Some of the stuff is quite fetching. Miami-based Cuban artist Glexis Novoa weighs in with Londres-Downtown Havana (2000-01), another of his surreal, vaguely futuristic cityscapes that blend reality and fantasy, in this case a combination of London and Havana. Another Cuban, Augustin Fernandez, who settled in Puerto Rico after a stint in Paris, captures the sinuous forms of the title creature in Anaconda (1988) with a chilly biomechanical feel. Teatro de Naranjas (Theater of Oranges) (1991) by Salvadoran Ana Maria de Martinez lives up to its title by presenting the subject matter of still life in a highly theatrical way.
These are random snatches of beauty that jumped out at me as I made my way through the exhibition. There are other rewards along the way. Seeing the interlocked, alien-looking creatures near the center of Chilean surrealist Roberto Matta's Re-Evolvers — La Couple (1954), afloat on a sea of grays and whites accented by cool blues and greens, is weirdly like running into old friends, such was Matta's mastery of his familiar style at the time.

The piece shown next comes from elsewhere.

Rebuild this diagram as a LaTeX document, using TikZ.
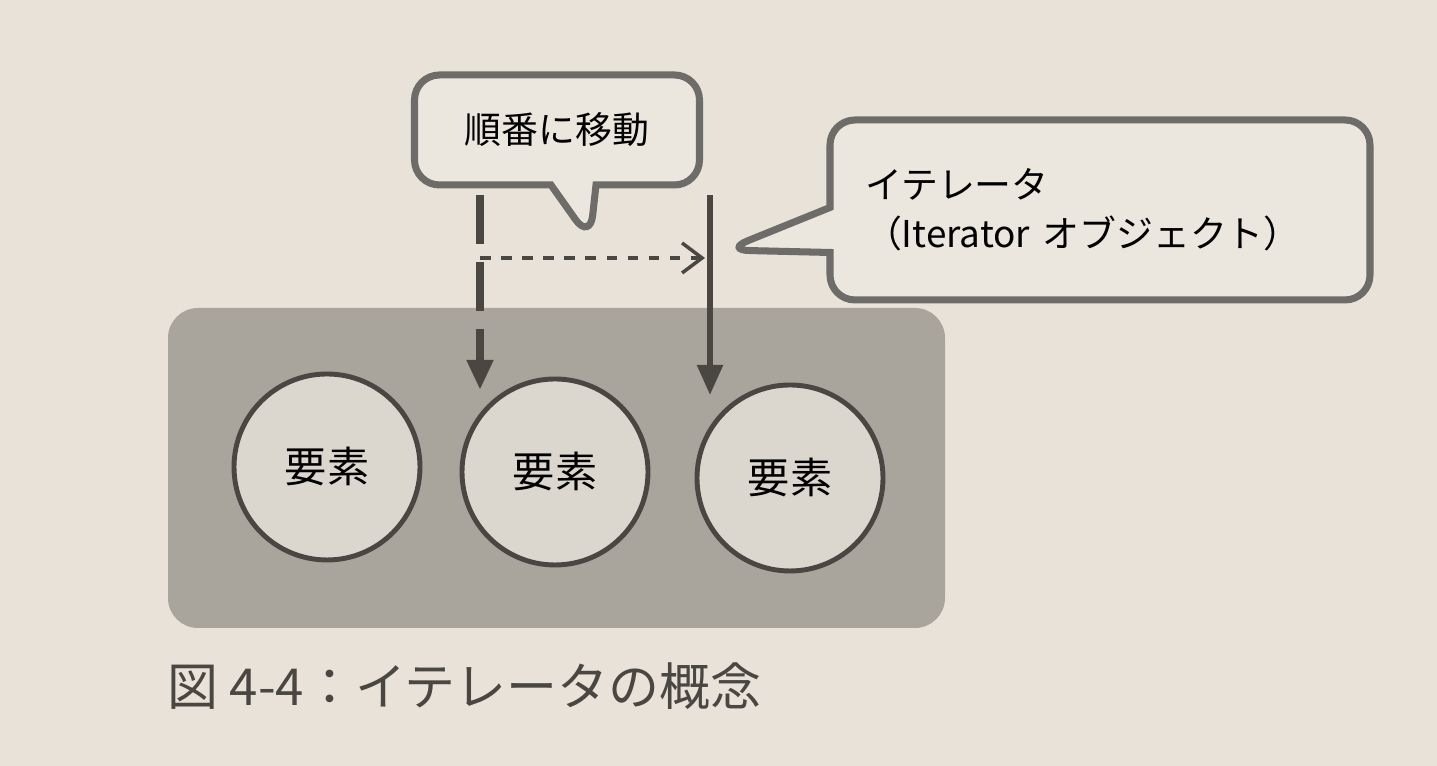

Given the longstanding political volatility of so much of Latin America, the exhibition has surprisingly little political content. Brazilian artist Adriana Varejao's Carne Marinha — cinco platos (Meat Seascape — five plates) (1999) is an exception, and a powerful one. It consists of a canvas torn to reveal what look like human viscera underneath, pieces of which can also be found on the five ceramic plates surrounding the canvas. As the wall text aptly sums up, the work "graphically illustrates her contention that the civilized veneer of Portugal's empire was built on the bodies of the colonized and the enslaved." Mexico's Carlos Aguirre is more oblique but no less forceful with his Daño Colateral (Collateral Damage) (2003), which consists of intermingled red and black vinyl letters applied to an opaque acrylic sheet. The text looks like gibberish until you realize that, read independently by color, the black letters spell out COLLATERAL DAMAGE and the red ones read MURDER OF CIVILIANS.
One of the strongest works in the show is a suite of color and black-and-white digital prints that opts for the intensely personal over the political. For Absence (2002), Elizabeth Cerejida, another Cuban, examines the universal human theme of loss in horrifically immediate terms. One of the framed panels that make up the installation includes text in which Cerejida explains how she set out to capture the impact of her mother's encroaching Alzheimer's.
"I have chosen to photograph seemingly mundane objects that gain importance due to my mother's increasing inability to operate them," she says, referring to such articles as a purse, a space heater/cooler, and, most poignantly, a sewing machine that has been unplugged and covered with a cloth to indicate its obsolescence. "Part of the process of living with this condition is the continuous problem of permanently misplacing things of everyday use."
Among the photos are two panels with white lettering on a black background: "My father's umbrella" and "Her wristwatch." And as if to anchor these ordinary objects in a very specific personality, Cerejida also includes a simple headshot of her mother, looking directly at the camera with a blankness of expression that leaves us painfully free to project almost anything onto her placid features. Like the best art, this is work that transcends its most intimate details to speak to larger concerns.
"Visiones" is supplemented in a side gallery by more than a dozen related works from the Boca Museum's permanent collection, including pieces by Matta, Pérez Celis, Armando Morales, Arturo Rodríguez, Guillermo Trujillo, and Haitian-born, Miami-based Edouard Duval-Carrié (who is also represented in the main show by two paintings). While it's nice to see these works again, they do nothing to alter the impression that this exhibition overall is a worthwhile but only moderately satisfying endeavor, best approached with limited expectations.